> _Given material_:

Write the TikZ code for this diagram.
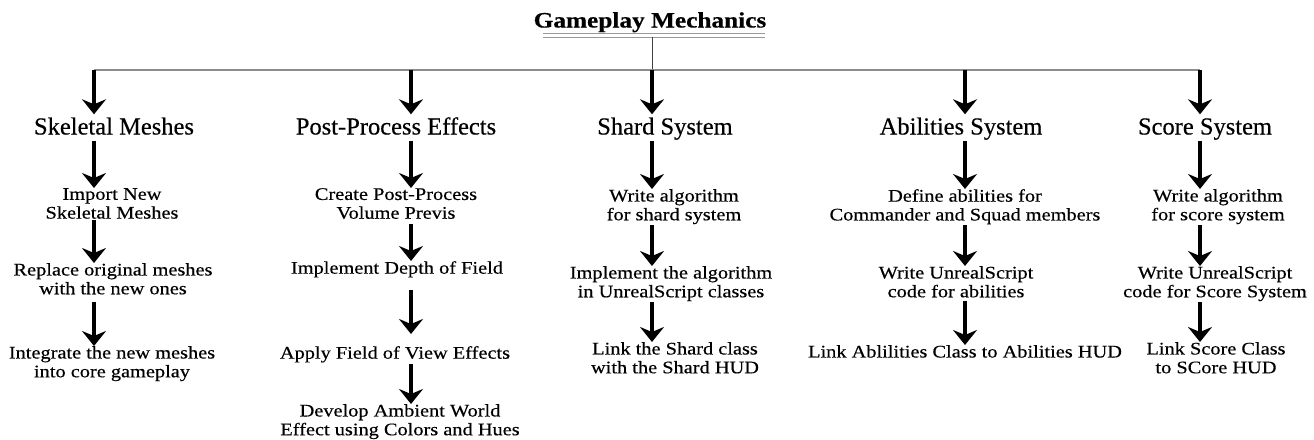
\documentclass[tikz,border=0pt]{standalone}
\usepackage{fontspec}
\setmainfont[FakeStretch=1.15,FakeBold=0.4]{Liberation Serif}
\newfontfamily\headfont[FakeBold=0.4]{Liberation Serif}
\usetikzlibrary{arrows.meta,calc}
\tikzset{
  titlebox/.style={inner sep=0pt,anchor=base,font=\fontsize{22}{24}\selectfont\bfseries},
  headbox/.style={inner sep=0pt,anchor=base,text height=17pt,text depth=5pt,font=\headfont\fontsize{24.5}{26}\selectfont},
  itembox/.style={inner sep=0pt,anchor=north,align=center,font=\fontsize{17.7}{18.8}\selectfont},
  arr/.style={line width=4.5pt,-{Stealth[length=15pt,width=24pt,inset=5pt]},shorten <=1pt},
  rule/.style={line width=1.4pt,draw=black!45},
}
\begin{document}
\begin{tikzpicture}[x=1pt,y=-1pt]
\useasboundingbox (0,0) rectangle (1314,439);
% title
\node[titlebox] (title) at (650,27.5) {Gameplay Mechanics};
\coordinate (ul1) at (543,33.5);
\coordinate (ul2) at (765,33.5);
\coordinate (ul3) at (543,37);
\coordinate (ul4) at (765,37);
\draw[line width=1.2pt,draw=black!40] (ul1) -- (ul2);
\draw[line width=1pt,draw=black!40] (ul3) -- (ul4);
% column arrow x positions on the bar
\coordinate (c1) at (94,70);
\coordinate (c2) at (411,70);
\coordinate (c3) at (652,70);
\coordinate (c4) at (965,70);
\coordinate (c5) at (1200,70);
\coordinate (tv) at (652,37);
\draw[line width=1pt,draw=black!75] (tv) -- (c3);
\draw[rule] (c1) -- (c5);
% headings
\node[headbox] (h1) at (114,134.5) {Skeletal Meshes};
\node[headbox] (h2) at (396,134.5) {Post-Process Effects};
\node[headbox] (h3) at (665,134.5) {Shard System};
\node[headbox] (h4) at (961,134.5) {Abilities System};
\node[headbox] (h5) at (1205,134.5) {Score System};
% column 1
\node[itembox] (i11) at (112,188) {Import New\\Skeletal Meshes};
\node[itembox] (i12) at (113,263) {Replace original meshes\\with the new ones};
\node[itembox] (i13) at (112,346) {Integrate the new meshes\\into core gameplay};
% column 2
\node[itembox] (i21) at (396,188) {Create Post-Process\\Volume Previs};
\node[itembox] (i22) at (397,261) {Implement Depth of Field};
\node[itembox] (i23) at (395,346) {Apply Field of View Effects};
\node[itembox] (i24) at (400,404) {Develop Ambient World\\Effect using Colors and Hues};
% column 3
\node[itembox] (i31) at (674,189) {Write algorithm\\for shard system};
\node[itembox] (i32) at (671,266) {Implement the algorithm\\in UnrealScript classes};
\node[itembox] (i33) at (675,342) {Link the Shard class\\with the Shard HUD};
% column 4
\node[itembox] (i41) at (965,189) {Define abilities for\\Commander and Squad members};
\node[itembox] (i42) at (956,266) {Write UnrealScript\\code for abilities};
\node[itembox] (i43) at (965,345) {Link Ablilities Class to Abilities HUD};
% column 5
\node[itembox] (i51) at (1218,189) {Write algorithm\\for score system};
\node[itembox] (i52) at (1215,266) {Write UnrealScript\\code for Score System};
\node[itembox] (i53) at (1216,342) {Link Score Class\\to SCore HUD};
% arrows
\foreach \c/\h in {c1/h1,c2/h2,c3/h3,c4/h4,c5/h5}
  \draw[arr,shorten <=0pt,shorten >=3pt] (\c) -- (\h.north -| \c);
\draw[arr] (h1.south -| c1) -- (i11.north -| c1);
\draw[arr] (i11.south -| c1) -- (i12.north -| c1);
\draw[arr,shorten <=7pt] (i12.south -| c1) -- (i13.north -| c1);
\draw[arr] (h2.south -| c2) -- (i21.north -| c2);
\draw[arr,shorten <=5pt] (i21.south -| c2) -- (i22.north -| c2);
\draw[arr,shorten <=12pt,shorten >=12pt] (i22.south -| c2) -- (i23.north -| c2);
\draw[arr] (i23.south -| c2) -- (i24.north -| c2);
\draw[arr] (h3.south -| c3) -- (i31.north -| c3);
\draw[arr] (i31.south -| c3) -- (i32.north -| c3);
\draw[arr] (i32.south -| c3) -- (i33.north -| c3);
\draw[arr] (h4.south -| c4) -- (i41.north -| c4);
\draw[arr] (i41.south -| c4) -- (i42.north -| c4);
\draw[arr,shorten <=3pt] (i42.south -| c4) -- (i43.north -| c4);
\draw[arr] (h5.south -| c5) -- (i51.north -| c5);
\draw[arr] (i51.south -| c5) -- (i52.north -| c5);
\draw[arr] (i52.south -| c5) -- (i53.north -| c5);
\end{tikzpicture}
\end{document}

> _Exercise requirements_: Output the data above without changes, apart from leaving out the pictures.

> _Finished exercise_:
Write the TikZ code for this diagram.
\documentclass[tikz,border=0pt]{standalone}
\usepackage{fontspec}
\setmainfont[FakeStretch=1.15,FakeBold=0.4]{Liberation Serif}
\newfontfamily\headfont[FakeBold=0.4]{Liberation Serif}
\usetikzlibrary{arrows.meta,calc}
\tikzset{
  titlebox/.style={inner sep=0pt,anchor=base,font=\fontsize{22}{24}\selectfont\bfseries},
  headbox/.style={inner sep=0pt,anchor=base,text height=17pt,text depth=5pt,font=\headfont\fontsize{24.5}{26}\selectfont},
  itembox/.style={inner sep=0pt,anchor=north,align=center,font=\fontsize{17.7}{18.8}\selectfont},
  arr/.style={line width=4.5pt,-{Stealth[length=15pt,width=24pt,inset=5pt]},shorten <=1pt},
  rule/.style={line width=1.4pt,draw=black!45},
}
\begin{document}
\begin{tikzpicture}[x=1pt,y=-1pt]
\useasboundingbox (0,0) rectangle (1314,439);
% title
\node[titlebox] (title) at (650,27.5) {Gameplay Mechanics};
\coordinate (ul1) at (543,33.5);
\coordinate (ul2) at (765,33.5);
\coordinate (ul3) at (543,37);
\coordinate (ul4) at (765,37);
\draw[line width=1.2pt,draw=black!40] (ul1) -- (ul2);
\draw[line width=1pt,draw=black!40] (ul3) -- (ul4);
% column arrow x positions on the bar
\coordinate (c1) at (94,70);
\coordinate (c2) at (411,70);
\coordinate (c3) at (652,70);
\coordinate (c4) at (965,70);
\coordinate (c5) at (1200,70);
\coordinate (tv) at (652,37);
\draw[line width=1pt,draw=black!75] (tv) -- (c3);
\draw[rule] (c1) -- (c5);
% headings
\node[headbox] (h1) at (114,134.5) {Skeletal Meshes};
\node[headbox] (h2) at (396,134.5) {Post-Process Effects};
\node[headbox] (h3) at (665,134.5) {Shard System};
\node[headbox] (h4) at (961,134.5) {Abilities System};
\node[headbox] (h5) at (1205,134.5) {Score System};
% column 1
\node[itembox] (i11) at (112,188) {Import New\\Skeletal Meshes};
\node[itembox] (i12) at (113,263) {Replace original meshes\\with the new ones};
\node[itembox] (i13) at (112,346) {Integrate the new meshes\\into core gameplay};
% column 2
\node[itembox] (i21) at (396,188) {Create Post-Process\\Volume Previs};
\node[itembox] (i22) at (397,261) {Implement Depth of Field};
\node[itembox] (i23) at (395,346) {Apply Field of View Effects};
\node[itembox] (i24) at (400,404) {Develop Ambient World\\Effect using Colors and Hues};
% column 3
\node[itembox] (i31) at (674,189) {Write algorithm\\for shard system};
\node[itembox] (i32) at (671,266) {Implement the algorithm\\in UnrealScript classes};
\node[itembox] (i33) at (675,342) {Link the Shard class\\with the Shard HUD};
% column 4
\node[itembox] (i41) at (965,189) {Define abilities for\\Commander and Squad members};
\node[itembox] (i42) at (956,266) {Write UnrealScript\\code for abilities};
\node[itembox] (i43) at (965,345) {Link Ablilities Class to Abilities HUD};
% column 5
\node[itembox] (i51) at (1218,189) {Write algorithm\\for score system};
\node[itembox] (i52) at (1215,266) {Write UnrealScript\\code for Score System};
\node[itembox] (i53) at (1216,342) {Link Score Class\\to SCore HUD};
% arrows
\foreach \c/\h in {c1/h1,c2/h2,c3/h3,c4/h4,c5/h5}
  \draw[arr,shorten <=0pt,shorten >=3pt] (\c) -- (\h.north -| \c);
\draw[arr] (h1.south -| c1) -- (i11.north -| c1);
\draw[arr] (i11.south -| c1) -- (i12.north -| c1);
\draw[arr,shorten <=7pt] (i12.south -| c1) -- (i13.north -| c1);
\draw[arr] (h2.south -| c2) -- (i21.north -| c2);
\draw[arr,shorten <=5pt] (i21.south -| c2) -- (i22.north -| c2);
\draw[arr,shorten <=12pt,shorten >=12pt] (i22.south -| c2) -- (i23.north -| c2);
\draw[arr] (i23.south -| c2) -- (i24.north -| c2);
\draw[arr] (h3.south -| c3) -- (i31.north -| c3);
\draw[arr] (i31.south -| c3) -- (i32.north -| c3);
\draw[arr] (i32.south -| c3) -- (i33.north -| c3);
\draw[arr] (h4.south -| c4) -- (i41.north -| c4);
\draw[arr] (i41.south -| c4) -- (i42.north -| c4);
\draw[arr,shorten <=3pt] (i42.south -| c4) -- (i43.north -| c4);
\draw[arr] (h5.south -| c5) -- (i51.north -| c5);
\draw[arr] (i51.south -| c5) -- (i52.north -| c5);
\draw[arr] (i52.south -| c5) -- (i53.north -| c5);
\end{tikzpicture}
\end{document}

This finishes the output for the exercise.